Blu-Ray Disc 2 includes:
“Beyond Beauty: The Untold Stories Behind the Making of Beauty and the Beast”: An in-depth look at how the animation department at Disney was revitalized after being moved aside for live action films. The revitalization made way for “Beauty and the Beast” which once again solidified Disney’s strengths in storytelling and animation. The feature is interactive, which gives you the option to watch more in-depth aspects of a particular topic. Interviews, photographs, archives, and scenes from the film are included here. The feature is lengthy and covers several aspects of making “Beauty and the Beast” from the beginning production and writing stages, animation styles, composers, and more.
Games and Activities: “Enchanted Musical Challenge Game": In this game you must search through the castle to find five hiding friends before the last petal falls in order to help Bell and the Beast fall in love. “Bonjour, Who Is This? Game” - use your phone, receive secret messages and guess players’ identities before they guess yours.
Also included from the Classic DVD bonus features: "Beauty and the Beast" music video, performed by Celine Dion and Peabo Bryson, an alternate version of “Be Our Guest,” an alternate score for “The Transformation,” and the deleted Song “Human Again” with an introduction from Don Hahn and Alan Menken. Also included here are "Trailers and TV Spots" featuring both the theatrical and re-release trailers for the film, along with four TV spots and an intro by producer Don Hahn. “Story Behind the Story” hosted by Celine Dion, reveals the story and inspiration behind “Beauty and the Beast” as well as several other classic Disney films. More features include “Early Presentation Reel” and “Camera Move Test” which is a very interesting featurette on the film's early use of computers to aid in the animation and a camera move test, which takes a look at the early development of the "Ballroom" sequence. “Animation Tests, Roughs and Clean-Ups" gives viewers a chance to see the early phase of the animation and learn more about the merger of styles that must occur, as many animators must seamlessly work on one scene. A pencil version of the "Transformation" sequence and a featurette about ace animator Glen Keane are also included here.
Included on the DVD:
“The 3 versions of the film included here are: “Special Extended Edition,” “Original Theatrical Release,” and “Work In Progress Edition.”

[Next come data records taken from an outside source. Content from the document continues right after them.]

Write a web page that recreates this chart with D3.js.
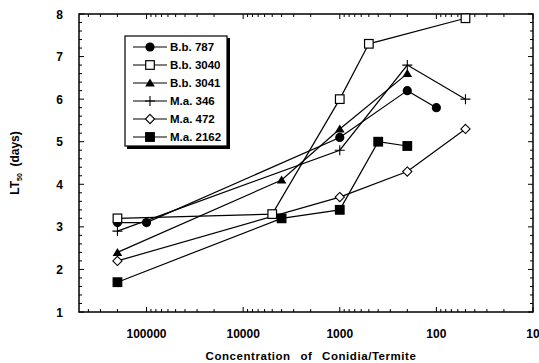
<!DOCTYPE html>
<html>
<head>
<meta charset="utf-8">
<script src="https://d3js.org/d3.v7.min.js"></script>
<style>
  body { margin: 0; background: #fff; }
  svg { display: block; }
  text { font-family: "Liberation Sans", Arial, sans-serif; font-weight: bold; fill: #000; }
</style>
</head>
<body>
<div id="chart"></div>
<script>
// LT50 vs. conidia concentration (x axis is a reversed log scale)
const seriesNames = ["B.b. 787", "B.b. 3040", "B.b. 3041", "M.a. 346", "M.a. 472", "M.a. 2162"];
const seriesShapes = ["circle", "openSquare", "triangle", "plus", "openDiamond", "square"];

const bb787Conc = [200000, 100000, 1000, 200, 100];
const bb787LT = [3.1, 3.1, 5.1, 6.2, 5.8];
const bb3040Conc = [200000, 5000, 1000, 500, 50];
const bb3040LT = [3.2, 3.3, 6.0, 7.3, 7.9];
const bb3041Conc = [200000, 4000, 1000, 200];
const bb3041LT = [2.4, 4.1, 5.3, 6.6];
const ma346Conc = [200000, 1000, 200, 50];
const ma346LT = [2.9, 4.8, 6.8, 6.0];
const ma472Conc = [200000, 1000, 200, 50];
const ma472LT = [2.2, 3.7, 4.3, 5.3];
const ma2162Conc = [200000, 4000, 1000, 400, 200];
const ma2162LT = [1.7, 3.2, 3.4, 5.0, 4.9];

const xTickLabels = [100000, 10000, 1000, 100, 10];
const yTickLabels = [1, 2, 3, 4, 5, 6, 7, 8];

const allConc = [bb787Conc, bb3040Conc, bb3041Conc, ma346Conc, ma472Conc, ma2162Conc];
const allLT = [bb787LT, bb3040LT, bb3041LT, ma346LT, ma472LT, ma2162LT];

const width = 539, height = 363;
const plot = { left: 79, right: 533, top: 14, bottom: 312 };

const svg = d3.select('#chart').append('svg')
    .attr('width', width)
    .attr('height', height);

const x = d3.scaleLog().domain([500000, 10]).range([plot.left, plot.right]);
const y = d3.scaleLinear().domain([1, 8]).range([plot.bottom, plot.top]);

// frame ticks (inward on all four sides)
const ticks = svg.append('g').attr('stroke', '#000').attr('stroke-width', 1);
const xt = x.ticks().filter(v => v < 500000 && v >= 10);
xt.forEach(v => {
    const major = xTickLabels.includes(v);
    const len = major ? 5 : 3;
    const px = x(v);
    ticks.append('line').attr('x1', px).attr('x2', px).attr('y1', plot.bottom).attr('y2', plot.bottom - len);
    ticks.append('line').attr('x1', px).attr('x2', px).attr('y1', plot.top).attr('y2', plot.top + len);
});
d3.range(1, 8.01, 0.2).forEach(v => {
    const major = Math.abs(v - Math.round(v)) < 1e-6;
    const len = major ? 5 : 3;
    const py = y(v);
    ticks.append('line').attr('x1', plot.left).attr('x2', plot.left + len).attr('y1', py).attr('y2', py);
    ticks.append('line').attr('x1', plot.right).attr('x2', plot.right - len).attr('y1', py).attr('y2', py);
});

svg.append('rect')
    .attr('x', plot.left).attr('y', plot.top)
    .attr('width', plot.right - plot.left).attr('height', plot.bottom - plot.top)
    .attr('fill', 'none').attr('stroke', '#000').attr('stroke-width', 1.5);

// tick labels
svg.append('g').selectAll('text').data(xTickLabels).join('text')
    .attr('x', d => x(d)).attr('y', 338)
    .attr('text-anchor', 'middle').attr('font-size', 12)
    .text(d => d);

svg.append('g').selectAll('text').data(yTickLabels).join('text')
    .attr('x', 63).attr('y', d => y(d) + 4.5)
    .attr('text-anchor', 'end').attr('font-size', 12)
    .text(d => d);

// axis titles
svg.append('text')
    .attr('x', 311).attr('y', 360)
    .attr('text-anchor', 'middle').attr('font-size', 11.5)
    .attr('letter-spacing', 0.55).attr('word-spacing', 6)
    .text('Concentration of Conidia/Termite');

const yTitle = svg.append('text')
    .attr('transform', 'translate(19,163) rotate(-90)')
    .attr('text-anchor', 'middle').attr('font-size', 12);
yTitle.append('tspan').text('LT');
yTitle.append('tspan').attr('font-size', 7).attr('dy', 3).text('50');
yTitle.append('tspan').attr('dy', -3).text('\u00a0 (days)');

// markers
function drawMarker(g, shape) {
    if (shape === 'circle') {
        g.append('circle').attr('r', 4.6).attr('fill', '#000');
    } else if (shape === 'openSquare' || shape === 'square') {
        g.append('rect').attr('x', -4.3).attr('y', -4.3).attr('width', 8.6).attr('height', 8.6)
            .attr('fill', shape === 'square' ? '#000' : '#fff')
            .attr('stroke', '#000').attr('stroke-width', 1.2);
    } else if (shape === 'triangle') {
        g.append('path').attr('d', 'M0,-4.5L4.8,3.5L-4.8,3.5Z').attr('fill', '#000');
    } else if (shape === 'plus') {
        g.append('path').attr('d', 'M-5,0H5M0,-5V5').attr('stroke', '#000').attr('stroke-width', 1.1);
    } else if (shape === 'openDiamond') {
        g.append('path').attr('d', 'M0,-4.6L4.6,0L0,4.6L-4.6,0Z')
            .attr('fill', '#fff').attr('stroke', '#000').attr('stroke-width', 1.1);
    }
}

const line = d3.line().x(d => x(d[0])).y(d => y(d[1]));
const series = seriesNames.map((name, i) => ({
    name,
    shape: seriesShapes[i],
    points: allConc[i].map((c, j) => [c, allLT[i][j]])
}));

const lines = svg.append('g');
series.forEach(s => {
    lines.append('path').attr('d', line(s.points))
        .attr('fill', 'none').attr('stroke', '#000').attr('stroke-width', 1.2);
});
series.forEach(s => {
    s.points.forEach(p => {
        const g = svg.append('g').attr('transform', `translate(${x(p[0])},${y(p[1])})`);
        drawMarker(g, s.shape);
    });
});

// legend with drop shadow
const legend = svg.append('g');
legend.append('rect').attr('x', 127).attr('y', 38).attr('width', 103).attr('height', 111).attr('fill', '#000');
legend.append('rect').attr('x', 125).attr('y', 36).attr('width', 102).attr('height', 110)
    .attr('fill', '#fff').attr('stroke', '#000').attr('stroke-width', 1.2);
series.forEach((s, i) => {
    const ly = 47 + i * 18;
    legend.append('line').attr('x1', 133).attr('x2', 167).attr('y1', ly).attr('y2', ly)
        .attr('stroke', '#000').attr('stroke-width', 1.2);
    drawMarker(legend.append('g').attr('transform', `translate(150,${ly})`), s.shape);
    legend.append('text').attr('x', 170).attr('y', ly + 4.2).attr('font-size', 11.5).text(s.name);
});
</script>
</body>
</html>
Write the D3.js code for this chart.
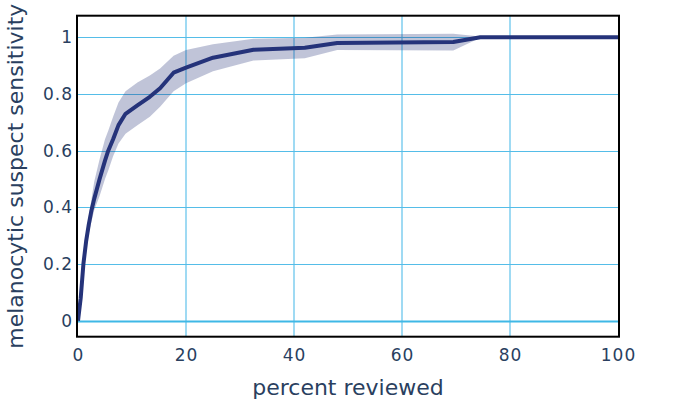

“Disney Sing Along Mode": The words appear on the screen so you can sing along with songs during the film.
“Audio Commentary”: Commentary includes directors Gary Trousdale and Kirk Wise, who are accompanied by producer Don Hahn and composer Alan Menken. Trousdale, Wise and Hahn have provided commentaries in the past ("Atlantis") and are often quite animated and funny. The three (Menken only rarely pops in) cover most aspects of the production, discussing the actors who were brought in to provide the voices, the changes for the special edition, the story and some obstacles along the way. The three are energetic and drop in an occasional joke, making for a fun and informative track that even kids may enjoy.
Also included is a guide to taking Disney Blu-ray movies on the go with Disney file, as well as “Dylan and Cole Sprouse: Blu-ray is Suite!” and Sneak Peeks.
Final Thoughts: "Beauty and the Beast" remains one of Disney's more magical animated features, combining a classic story with excellent animation, superb characters, great songs and terrific voice work. Disney's latest edition of the film on Blu-Ray boasts superb video quality, excellent audio quality and a solid set of supplements. Recommended.